Un palais, une manufacture de tabac fermée depuis 6 mois mais encore imprégnée de l'odeur, une forteresse au passé difficile, une ancienne usine d'aluminium posent tous la question de "que vont devenir ces lieux, maintenant ?" Dans cette région mouvementée, puisqu'elle appartenait d'abord à l'Allemagne et puis fut annexée par Mussolini pour en faire une région modèle de l'industrie italienne, c'est en tout cas la première fois que ces lieux accueillent de l'art contemporain. Le pari était risqué car vu la "force de caractère" de chacun d'entre eux, ils auraient pu aussi écraser leur contenu. On sent que le choix de cette région pour accueillir cette étdition de la Biennale est essentiellement politique. L'art doit il d'abord servir cette fonction ? Si la volonté de résister à un art essentielement marchand est louable, doit on finalement penser l'art uniquement comme un phènomène social car dans les 2 cas politique ou marchand, c'est le groupe qui prévaut. Ne pourrait on pas aussi considérer, comme déjà au temps de Léonard de Vinci, ou plus proche de nous Tony Smith ou Bruce Nauman, que l'homme reste la mesure de toute chose et que pour justement toucher à l'universel il faut d'abord nouer un rapport à l'intime. Et que parfois ce qui manque dans ces grandes messes, vu leur taille et le niveau intense de stimulation qu'elles engendrent, c'est d'experimenter de manière concentrée ce rapport au temps et à l'espace. Ce n'est pas le cas ici pour la forteresse et l'usine d'aluminium où justement ce passage de l'intime à l'universel s'opère subtilement.

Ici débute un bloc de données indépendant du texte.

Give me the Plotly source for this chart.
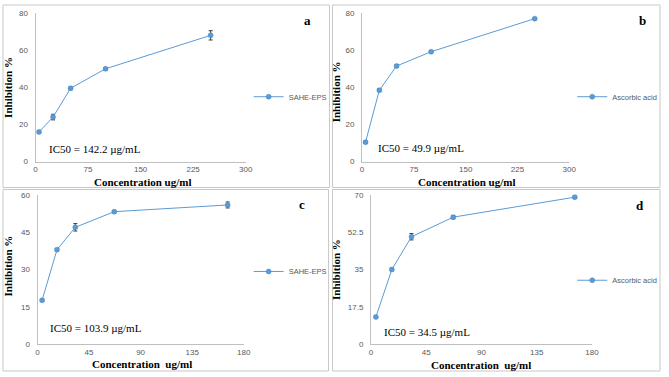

Dans le cas de la Forteresse Franzenfeste (cf ploto supra) construite en 1830, c'est un projet collaboratif, "Scénarios" qui se concentre sur le son et la vibration. 10 écrivains onté été invités à écrire des textes sur l'éde la forteresse, son labyrinthe de mémoire, ses bruits de guerre, son or nazi. Ces textes ou ces sons ont été lu ou joué en 3 langues (italien, allemand, anglais) par des poétes, des acteurs et sont situés dans des situations bien particulières. Ainsi on peut passer complétement à côté, ou alors marcher sur les haut parleur recouverts par le sable du sol d'une immense salle, et éprouver la vibration en écoutant le poème ( " Aquatic Invasion" de Thomas Meinecke" 2008; ou encore s'asseoir sur les chaises "collages " à 3 pieds de Martino Gamper qui pour certaines se mettent aussi à vous parler quand on s'assoit dessus;
ou encore regarder des films résolument muets, notamment celui boulversant et destabilisant d'Harun Farocki "Respite" 2007 sur la façon de filmer la déportation et les limites du reportage, ou jer devant le drôle de diaporama questions/réponses de Michael Snow "So is this" 1982.
Et ces voix ou ces silences en plus de leur charges poétiques, placées dans cet endroit immense vide et sublime, renvoyant curieusement à un univers assez monacal, nous parlent d'abord pour ensuite nous mettre en raisonnance avec une humanité plus vaste.